Ryan knows it's a game, but he takes it seriously, because, as a single man who spends just a few weeks a year in his under-furnished one-bedroom, it's pretty much all he's got.
If he weren't so handsome, and so apparently self-content, we'd feel sorry for Ryan. Yet, when we first hook up with the central character in Jason Reitman's (Juno, Thank You for Smoking) latest ride on the quirky side, we can't help but admire Ryan as some latter-day version of travel-savvy James Bond.
The man has fancy graphite preferred customer cards, turnkey hotel reservations, and a strategy for crashing any convention. For a middle-aged man, Ryan comes wrapped in a leathery skin of aging cool -- and he's loving it, until the boss (Jason Bateman) clips his wings.
Called back to headquarters to be trained on a new computer system that allows for "virtual termination," Ryan finds himself grounded for the first time in years, and it throws his entire system into shock.
Making things even tougher for the itchy-footed Lothario is the fact that he was just about to close in on 10 million frequent-flyer miles -- a landmark number that comes with endless perks, and a personal visit from the pilot.
For Ryan, the platinum passenger card is the closest thing to a life purpose he's ever entertained.

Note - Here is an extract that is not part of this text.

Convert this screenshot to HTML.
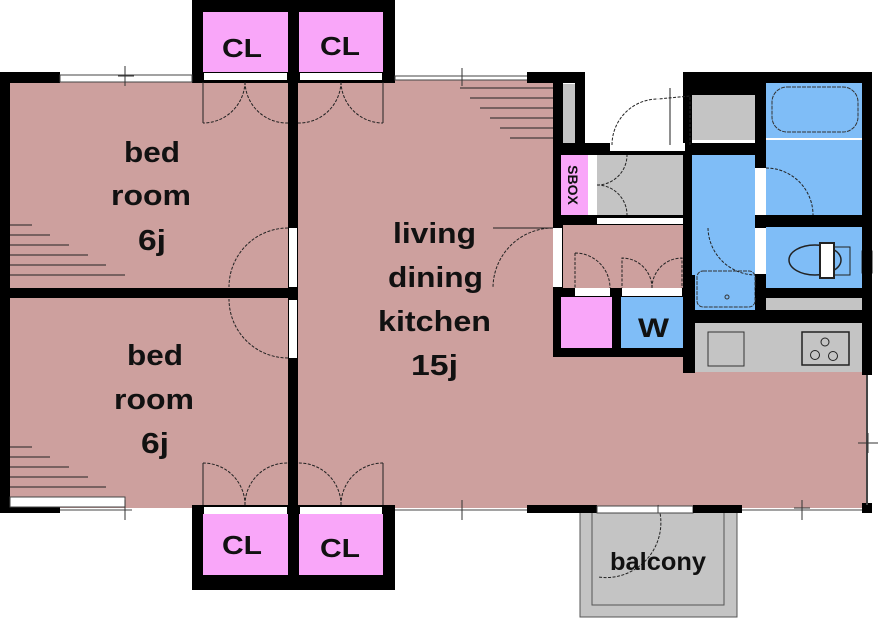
<!DOCTYPE html>
<html><head><meta charset="utf-8"><style>
html,body{margin:0;padding:0;background:#fff;}
svg{display:block;}
text{font-family:"Liberation Sans","DejaVu Sans",sans-serif;font-weight:bold;fill:#111;}
</style></head><body>
<svg width="880" height="619" viewBox="0 0 880 619" xmlns="http://www.w3.org/2000/svg">
<rect x="5" y="78" width="290" height="430" fill="#cda09e"/>
<rect x="295" y="78" width="262" height="430" fill="#cda09e"/>
<rect x="557" y="222" width="135" height="70" fill="#cda09e"/>
<rect x="557" y="350" width="310" height="158" fill="#cda09e"/>
<rect x="580" y="512" width="157" height="105" fill="#c4c4c4" stroke="#555" stroke-width="1"/>
<rect x="592" y="512" width="132" height="93" fill="none" stroke="#555" stroke-width="1"/>
<rect x="192" y="0" width="203" height="83" fill="#000"/>
<rect x="203" y="12" width="85" height="60" fill="#f9a6f9"/>
<rect x="299" y="12" width="84" height="60" fill="#f9a6f9"/>
<rect x="204" y="73" width="83" height="7" fill="#fff"/>
<rect x="300" y="73" width="82" height="7" fill="#fff"/>
<rect x="192" y="505" width="203" height="85" fill="#000"/>
<rect x="203" y="514" width="85" height="61" fill="#f9a6f9"/>
<rect x="299" y="514" width="84" height="61" fill="#f9a6f9"/>
<rect x="204" y="507" width="83" height="7" fill="#fff"/>
<rect x="300" y="507" width="82" height="7" fill="#fff"/>
<rect x="0" y="72" width="10" height="441" fill="#000"/>
<rect x="0" y="72" width="60" height="11" fill="#000"/>
<rect x="60" y="75" width="132" height="7" fill="#fff" stroke="#444" stroke-width="1"/>
<rect x="0" y="505" width="60" height="8" fill="#000"/>
<rect x="10" y="497" width="115" height="10" fill="#fff" stroke="#444" stroke-width="1"/>
<line x1="60" y1="510" x2="132" y2="510" stroke="#444"/>
<line x1="125" y1="500" x2="125" y2="520" stroke="#333"/>
<line x1="125" y1="66" x2="125" y2="86" stroke="#333"/>
<line x1="118" y1="76" x2="134" y2="76" stroke="#333"/>
<rect x="288" y="0" width="10" height="590" fill="#000"/>
<rect x="0" y="288" width="298" height="10" fill="#000"/>
<rect x="289" y="228" width="8" height="59" fill="#fff"/>
<rect x="289" y="300" width="8" height="58" fill="#fff"/>
<g fill="none" stroke="#222" stroke-width="1" stroke-dasharray="3,1.5">
<path d="M288 228 A59 59 0 0 0 229 287"/>
<path d="M288 358 A59 59 0 0 1 229 299"/>
<path d="M245 82 A42 42 0 0 1 203 123 M245 82 A42 42 0 0 0 288 123"/>
<path d="M341 82 A42 42 0 0 1 298 123 M341 82 A42 42 0 0 0 383 123"/>
<path d="M245 505 A42 42 0 0 0 203 463 M245 505 A42 42 0 0 1 288 463"/>
<path d="M341 505 A42 42 0 0 0 298 463 M341 505 A42 42 0 0 1 383 463"/>
<path d="M553 228 A60 60 0 0 0 493 288"/>
<path d="M658 505 A55 55 0 0 1 598 577"/>
</g>
<g stroke="#222" stroke-width="1">
<line x1="203" y1="82" x2="203" y2="123"/><line x1="383" y1="82" x2="383" y2="123"/>
<line x1="203" y1="463" x2="203" y2="505"/><line x1="383" y1="463" x2="383" y2="505"/>
<line x1="493" y1="228" x2="553" y2="228"/>
</g>
<g stroke="#222" stroke-width="1">
<line x1="10" y1="225" x2="32" y2="225"/><line x1="10" y1="235" x2="50" y2="235"/><line x1="10" y1="245" x2="69" y2="245"/><line x1="10" y1="255" x2="88" y2="255"/><line x1="10" y1="265" x2="106" y2="265"/><line x1="10" y1="275" x2="125" y2="275"/>
<line x1="10" y1="447" x2="32" y2="447"/><line x1="10" y1="457" x2="50" y2="457"/><line x1="10" y1="467" x2="69" y2="467"/><line x1="10" y1="477" x2="88" y2="477"/><line x1="10" y1="487" x2="106" y2="487"/>
<line x1="460" y1="88" x2="553" y2="88"/><line x1="470" y1="98" x2="553" y2="98"/><line x1="480" y1="108" x2="553" y2="108"/><line x1="490" y1="118" x2="553" y2="118"/><line x1="500" y1="128" x2="553" y2="128"/><line x1="510" y1="138" x2="553" y2="138"/>
</g>
<rect x="395" y="76" width="135" height="4" fill="#fff" stroke="#444" stroke-width="1"/>
<line x1="462" y1="68" x2="462" y2="86" stroke="#333"/>
<line x1="395" y1="510" x2="527" y2="510" stroke="#444"/>
<line x1="742" y1="510" x2="862" y2="510" stroke="#444"/>
<line x1="462" y1="500" x2="462" y2="520" stroke="#333"/>
<line x1="802" y1="500" x2="802" y2="520" stroke="#333"/><line x1="794" y1="508" x2="810" y2="508" stroke="#333"/>
<rect x="527" y="505" width="70" height="8" fill="#000"/>
<rect x="597" y="506" width="96" height="7" fill="#fff" stroke="#444" stroke-width="1"/>
<line x1="658" y1="506" x2="658" y2="513" stroke="#444"/>
<rect x="693" y="505" width="49" height="8" fill="#000"/>
<rect x="862" y="503" width="10" height="10" fill="#000"/>
<line x1="867" y1="375" x2="867" y2="505" stroke="#444" stroke-width="2"/>
<line x1="858" y1="443" x2="878" y2="443" stroke="#333"/><line x1="868" y1="433" x2="868" y2="453" stroke="#333"/>
<rect x="527" y="72" width="58" height="11" fill="#000"/>
<rect x="553" y="72" width="10" height="285" fill="#000"/>
<rect x="563" y="84" width="20" height="59" fill="#c4c4c4"/>
<rect x="575" y="72" width="10" height="80" fill="#000"/>
<rect x="585" y="85" width="98" height="60" fill="#fff"/>
<rect x="683" y="72" width="189" height="11" fill="#000"/>
<rect x="683" y="72" width="9" height="240" fill="#000"/>
<rect x="692" y="95" width="63" height="45" fill="#c4c4c4"/>
<rect x="683" y="83" width="83" height="12" fill="#000"/>
<rect x="755" y="72" width="11" height="250" fill="#000"/>
<rect x="553" y="143" width="319" height="12" fill="#000"/>
<rect x="610" y="143" width="75" height="8" fill="#fff"/>
<path d="M612 145 A46 46 0 0 1 658 99 M690 145 L690 96 L658 99" fill="none" stroke="#222" stroke-dasharray="3,1.5"/>
<line x1="670" y1="88" x2="670" y2="145" stroke="#222"/>
<rect x="561" y="155" width="27" height="60" fill="#f9a6f9"/>
<rect x="588" y="155" width="9" height="60" fill="#fff"/>
<rect x="597" y="155" width="86" height="60" fill="#c4c4c4"/>
<path d="M597 185 A30 30 0 0 0 627 155 M597 185 A30 30 0 0 1 627 215" fill="none" stroke="#222" stroke-dasharray="3,1.5"/>
<rect x="553" y="215" width="137" height="10" fill="#000"/>
<rect x="597" y="218" width="86" height="6" fill="#fff"/>
<rect x="692" y="155" width="63" height="157" fill="#7fbdf7"/>
<rect x="766" y="83" width="96" height="55" fill="#7fbdf7"/>
<rect x="772" y="87" width="86" height="45" rx="15" fill="none" stroke="#333" stroke-dasharray="4,1"/>
<rect x="766" y="140" width="96" height="75" fill="#7fbdf7"/>
<rect x="755" y="168" width="11" height="47" fill="#fff"/>
<path d="M766 168 A47 47 0 0 1 813 215" fill="none" stroke="#222" stroke-dasharray="3,1.5"/>
<rect x="755" y="215" width="117" height="12" fill="#000"/>
<rect x="766" y="227" width="96" height="61" fill="#7fbdf7"/>
<rect x="755" y="228" width="11" height="46" fill="#fff"/>
<path d="M708 228 A48 48 0 0 0 755 275" fill="none" stroke="#222" stroke-dasharray="3,1.5"/>
<rect x="862" y="251" width="10" height="22" fill="#fff" stroke="#333"/>
<ellipse cx="815" cy="260" rx="26" ry="15" fill="#7fbdf7" stroke="#222" stroke-width="1.5"/>
<rect x="820" y="243" width="14" height="35" fill="#fff" stroke="#222" stroke-width="2"/>
<rect x="834" y="247" width="16" height="28" fill="none" stroke="#222"/>
<rect x="697" y="271" width="58" height="36" rx="6" fill="none" stroke="#333" stroke-dasharray="4,1"/>
<circle cx="727" cy="297" r="2" fill="none" stroke="#333"/>
<rect x="755" y="288" width="117" height="10" fill="#000"/>
<rect x="766" y="298" width="96" height="12" fill="#c4c4c4"/>
<rect x="683" y="310" width="189" height="13" fill="#000"/>
<rect x="862" y="72" width="10" height="303" fill="#000"/>
<rect x="683" y="275" width="12" height="98" fill="#000"/>
<rect x="695" y="323" width="167" height="49" fill="#c4c4c4"/>
<rect x="708" y="332" width="36" height="34" fill="none" stroke="#333"/>
<rect x="802" y="332" width="47" height="33" fill="none" stroke="#222" stroke-width="1.5"/>
<g fill="none" stroke="#222"><circle cx="825" cy="342" r="4"/><circle cx="815" cy="355" r="4.5"/><circle cx="833" cy="356" r="4.5"/></g>
<rect x="553" y="288" width="137" height="69" fill="#000"/>
<rect x="561" y="297" width="51" height="51" fill="#f9a6f9"/>
<rect x="621" y="297" width="62" height="51" fill="#7fbdf7"/>
<rect x="575" y="288" width="35" height="8" fill="#fff"/>
<rect x="622" y="288" width="60" height="8" fill="#fff"/>
<path d="M575 253 L575 288 M575 253 A35 35 0 0 1 610 288 M652 288 A30 30 0 0 0 622 258 L622 288 M652 288 A30 30 0 0 1 682 258 L682 288" fill="none" stroke="#222" stroke-dasharray="3,1.5"/>
<rect x="553" y="228" width="9" height="59" fill="#fff"/>
<text x="222" y="57" font-size="26" textLength="40" lengthAdjust="spacingAndGlyphs">CL</text>
<text x="320" y="55" font-size="26" textLength="40" lengthAdjust="spacingAndGlyphs">CL</text>
<text x="222" y="554" font-size="26" textLength="40" lengthAdjust="spacingAndGlyphs">CL</text>
<text x="320" y="557" font-size="26" textLength="40" lengthAdjust="spacingAndGlyphs">CL</text>
<text x="124" y="162" font-size="29" textLength="56" lengthAdjust="spacingAndGlyphs">bed</text>
<text x="111" y="205" font-size="29" textLength="80" lengthAdjust="spacingAndGlyphs">room</text>
<text x="138" y="250" font-size="29" textLength="28" lengthAdjust="spacingAndGlyphs">6j</text>
<text x="127" y="365" font-size="29" textLength="56" lengthAdjust="spacingAndGlyphs">bed</text>
<text x="114" y="409" font-size="29" textLength="80" lengthAdjust="spacingAndGlyphs">room</text>
<text x="141" y="453" font-size="29" textLength="28" lengthAdjust="spacingAndGlyphs">6j</text>
<text x="393" y="243" font-size="29" textLength="83" lengthAdjust="spacingAndGlyphs">living</text>
<text x="388" y="287" font-size="29" textLength="95" lengthAdjust="spacingAndGlyphs">dining</text>
<text x="378" y="331" font-size="29" textLength="113" lengthAdjust="spacingAndGlyphs">kitchen</text>
<text x="411" y="375" font-size="29" textLength="47" lengthAdjust="spacingAndGlyphs">15j</text>
<text x="638" y="337" font-size="27" textLength="31" lengthAdjust="spacingAndGlyphs">W</text>
<text x="610" y="570" font-size="25" textLength="96" lengthAdjust="spacingAndGlyphs">balcony</text>
<text transform="translate(568,185) rotate(90)" font-size="14" text-anchor="middle">SBOX</text>
</svg>
</body></html>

The card would give him meaning, and serve as a constant reminder that his abdication from the planet's physical rules and personal connections was all for a good reason.
Without a boarding pass, Ryan feels the weight of his earthly burden, but just before he collapses in a puddle of entry-level existentialism, he gets a second chance to fly.
Assigned to hit the road with new wunderkind Natalie Keener (Anna Kendrick) -- the genius behind computer-based termination -- Ryan feels the wind beneath his wings once more.
He's relieved, but he can sense a difference: He suddenly feels the impermanence, and begins looking at the world from a whole new perspective.
Without getting into the well-crafted details of the narrative based on Walter Kirn's novel, it's enough to say Reitman exposes Ryan to several sources of potential meaning -- from committed romantic love to family bonds -- over the course of the film.
Fittingly, he also keeps things incredibly light -- despite leaden subjects such as infidelity and pathological narcissism. Reitman is able to travel great emotional distances without tedium or turbulence, because he injects just enough humour into every scene.
Part of this victory was a mere matter of casting Clooney in the lead: Those twinkling brown eyes of his can communicate jaded weariness with a sexy sense of "so what?" in the very same glance.
A smartly subversive analysis of our current, ungrounded reality that prefers celebrating speed over substance and corporate branding over individual invention, Up in the Air dares to ask what the difference is between being a "somebody" and just being yourself.